Rod Serling Life Story


Rodman Edward Serling was born in Syracuse, N.Y., on December 25, 1924, and grew up in Binghamton, the son of a wholesale meat dealer. By his own account, he had no early literary ambitions, though from an early age, he and his older brother, Robert, immersed themselves in movies and in such magazines as Astounding Stories and Weird Tales.

On the day he graduated from high school, Serling enlisted in the U.S. Army 11th Airborne Division paratroopers, and after basic training (during which time he took up boxing and won 17 out of 18 bouts) he was sent into combat in the Philippines and wounded by shrapnel.

After being discharged in 1946, Serling enrolled at Antioch College in Yellow Springs, Ohio, where he majored in Physical Education. He soon switched to Language and Literature, and began writing, directing and acting in weekly productions on a local radio station. While still a student, Serling sold his first three national radio scripts — and even his first television script, "Grady Everett for the People," which he sold to the live half-hour anthology series Stars Over Hollywood (NBC 1950-51) for $100.

Serling married Carolyn Louise Kramer in 1948. After graduation, the pair moved to Cincinnati, where Serling became a staff writer for WLW radio and collected rejection slips for his freelance writing — 40 in a row at one point!

Serling's fortunes changed when he began writing full-time. From 1951 to 1955, more than 70 of his television scripts were produced, garnering both critical and public acclaim. Full-scale success came on Wednesday, Jan. 12, 1955, with the live airing of his Kraft Television Theatre script "Patterns." Deemed a "creative triumph" by critics, and the winner of the first of Serling's six Emmy awards, the acclaimed production was actually remounted live to air a second time on Feb. 9, 1955 — an unprecedented event.

Serling went to work on screenplays for MGM and as a writer for CBS' illustrious Playhouse 90, for which he crafted 90-minute dramas — including both the series' 1956 debut, "Forbidden Area," starring Charlton Heston, Vincent Price, Jackie Coogan and Tab Hunter; and the multiple-Emmy Award-winning "Requiem for a Heavyweight," starring Jack Palance and Keenan Wynn that later was turned into both a feature film and a Broadway play.

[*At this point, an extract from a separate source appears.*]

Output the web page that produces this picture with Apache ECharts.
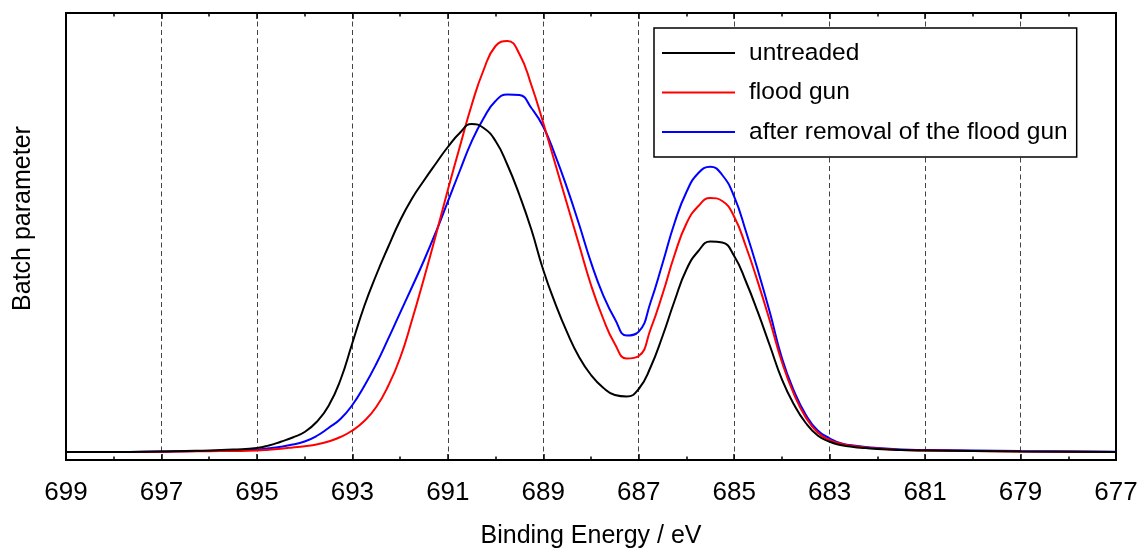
<!DOCTYPE html>
<html>
<head>
<meta charset="utf-8">
<script src="https://cdn.jsdelivr.net/npm/echarts@6/dist/echarts.min.js"></script>
<style>
html,body{margin:0;padding:0;background:#fff;}
#chart{width:1137px;height:553px;}
</style>
</head>
<body>
<div id="chart"></div>
<script>
// Binding energies (eV)
const energies = [699, 698, 697, 696.5, 696, 695.5, 695, 694.75, 694.5, 694.25, 694, 693.75, 693.5, 693.25, 693, 692.75, 692.5, 692.25, 692, 691.75, 691.5, 691.25, 691, 690.75, 690.5, 690.25, 690, 689.75, 689.5, 689.25, 689, 688.75, 688.5, 688.25, 688, 687.75, 687.5, 687.25, 687, 686.75, 686.5, 686.25, 686, 685.75, 685.5, 685.25, 685, 684.75, 684.5, 684.25, 684, 683.75, 683.5, 683.25, 683, 682.75, 682.5, 682.25, 682, 681.5, 681, 680, 679, 677];

const untreaded = [8, 8, 8.5, 9, 9.5, 10.5, 12, 14.5, 18.3, 22.5, 28, 38, 54, 80, 117, 154, 185, 213, 239.5, 261.5, 279.5, 296.5, 313, 327, 336, 332, 319, 295, 265, 230.5, 190, 156.6, 127.6, 103, 85, 72.5, 65, 63.5, 71, 93, 124, 159, 190.5, 209, 218.5, 217.5, 204, 178, 147.3, 114, 80.7, 55.7, 37, 24.5, 18.3, 14.8, 13, 12, 11, 10, 9.5, 9, 8.5, 8];

const floodGun = [8, 8, 8.3, 8.5, 8.8, 9, 9.5, 10.3, 11.3, 12.5, 13.8, 15.5, 18.5, 23, 29.5, 39, 53, 74, 102, 140, 181.6, 225, 270, 313, 355, 390, 414, 419, 406, 375, 337, 296.3, 255.7, 215.2, 175, 142, 116, 101.5, 104, 131, 166, 205, 236.5, 254, 262, 259, 243.3, 213, 177.4, 138.7, 98, 66.1, 42.6, 27.5, 20, 16, 14, 12.5, 11.5, 10, 9.5, 9, 8.5, 8];

const afterRemoval = [8, 8, 8.5, 8.8, 9, 9.5, 10.5, 11.7, 13.3, 15.5, 18.5, 24, 32, 41, 55, 74, 96, 121.1, 147.2, 173, 199.5, 227.9, 258.3, 289, 318.6, 341.7, 359, 365.5, 365, 352, 333.3, 304.7, 271.9, 235.7, 197.6, 165.4, 141.1, 124.5, 128.3, 158, 196.7, 237, 268, 287, 293.3, 285, 263.3, 228, 189.2, 147.3, 102, 69.4, 45.3, 29.5, 21.7, 16.5, 14.5, 13, 12, 10.5, 10, 9.5, 9, 8.3];

const seriesNames = ['untreaded', 'flood gun', 'after removal of the flood gun'];
const seriesColors = ['#000000', '#ff0000', '#0000ff'];

const FONT = "'Liberation Sans', Arial, sans-serif";

function pairs(ys) { return energies.map((e, i) => [e, ys[i]]); }
const allData = [untreaded, floodGun, afterRemoval];

const chart = echarts.init(document.getElementById('chart'), null, {renderer: 'canvas'});
chart.setOption({
  animation: false,
  backgroundColor: '#ffffff',
  grid: {left: 66, right: 21, top: 13, bottom: 93, containLabel: false, outerBoundsMode: 'none',
         show: true, borderColor: '#000', borderWidth: 2, backgroundColor: 'transparent', z: 10},
  legend: {
    orient: 'vertical', left: 654, top: 28,
    data: seriesNames,
    icon: 'rect', itemWidth: 73, itemHeight: 2, itemGap: 9.5,
    padding: [10, 9, 10, 8],
    backgroundColor: '#fff', borderColor: '#000', borderWidth: 1.5,
    textStyle: {fontFamily: FONT, fontSize: 24.5, color: '#000', lineHeight: 30, padding: [0, 0, 0, 9]},
    z: 20
  },
  xAxis: [{
    type: 'value', min: 677, max: 699, interval: 2, inverse: true, position: 'bottom',
    name: 'Binding Energy / eV', nameLocation: 'middle', nameGap: 64,
    nameTextStyle: {fontFamily: FONT, fontSize: 25, color: '#000'},
    axisLine: {show: false},
    axisTick: {show: true, inside: true, length: 6, lineStyle: {color: '#000', width: 1.5}},
    minorTick: {show: true, splitNumber: 2, length: 3.5, lineStyle: {color: '#000', width: 1.5}},
    axisLabel: {fontFamily: FONT, fontSize: 26, color: '#000', margin: 20},
    splitLine: {show: true, lineStyle: {color: '#444', width: 1, type: [5, 3.5]}}
  }, {
    type: 'value', min: 677, max: 699, interval: 2, inverse: true, position: 'top',
    axisLine: {show: false},
    axisTick: {show: true, inside: true, length: 6, lineStyle: {color: '#000', width: 1.5}},
    minorTick: {show: true, splitNumber: 2, length: 3.5, lineStyle: {color: '#000', width: 1.5}},
    axisLabel: {show: false},
    splitLine: {show: false}
  }],
  yAxis: {
    type: 'value', min: 0, max: 447,
    name: 'Batch parameter', nameLocation: 'middle', nameGap: 30, nameRotate: 90,
    nameTextStyle: {fontFamily: FONT, fontSize: 25, color: '#000', padding: [0, 0, 0, 36]},
    axisLine: {show: false}, axisTick: {show: false}, axisLabel: {show: false}, splitLine: {show: false}
  },
  series: seriesNames.map((n, i) => ({
    name: n, type: 'line', xAxisIndex: 0, data: pairs(allData[i]),
    smooth: 0.5, showSymbol: false, symbol: 'none',
    lineStyle: {color: seriesColors[i], width: 2}, itemStyle: {color: seriesColors[i]},
    z: 5 + (2 - i)
  }))
});
</script>
</body>
</html>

Remarkably, in a milieu that included such writing legends as Paddy Chayefsky and Reginald Rose, Serling took the writing Emmy again the following year for his Playhouse 90 script "The Comedian," starring Mickey Rooney.

A critical and financial success, Serling shocked many of his fans in 1957 when he left Playhouse 90 to create a science-fiction series he called The Twilight Zone.

CBS would air 156 episodes of The Twilight Zone, an astonishing 92 of which were written by Serling, over the next five years. His writing earned him two more Emmy Awards. The show went on to become one of television's most widely recognized and beloved series, and it has achieved a permanent place in American popular culture with its instantly recognizable opening, its theme music and its charismatic host, Serling himself. With early appearances by such performers as Robert Redford, Burt Reynolds, Dennis Hopper and many others, The Twilight Zone became a launching pad for some of Hollywood's biggest stars.

After the production of The Twilight Zone ended in January 1964, Serling remained active in television and movies, winning an Emmy for his Bob Hope Presents The Chrysler Theatre adapted script "It's Mental Work," and hosting and writing episodes of the 1970-73 anthology series Rod Serling's Night Gallery. There, his script "They're Tearing Down Tim Riley's Bar" earned an Emmy nomination as the year's Outstanding Single Program. Serling returned to Antioch College as a professor and lectured at college campuses across the country. Politically active, Serling spoke out against the Vietnam War in the late '60s and early '70s.

Rod Serling died on June 28, 1975, in Rochester, N.Y., of complications arising from a coronary bypass operation.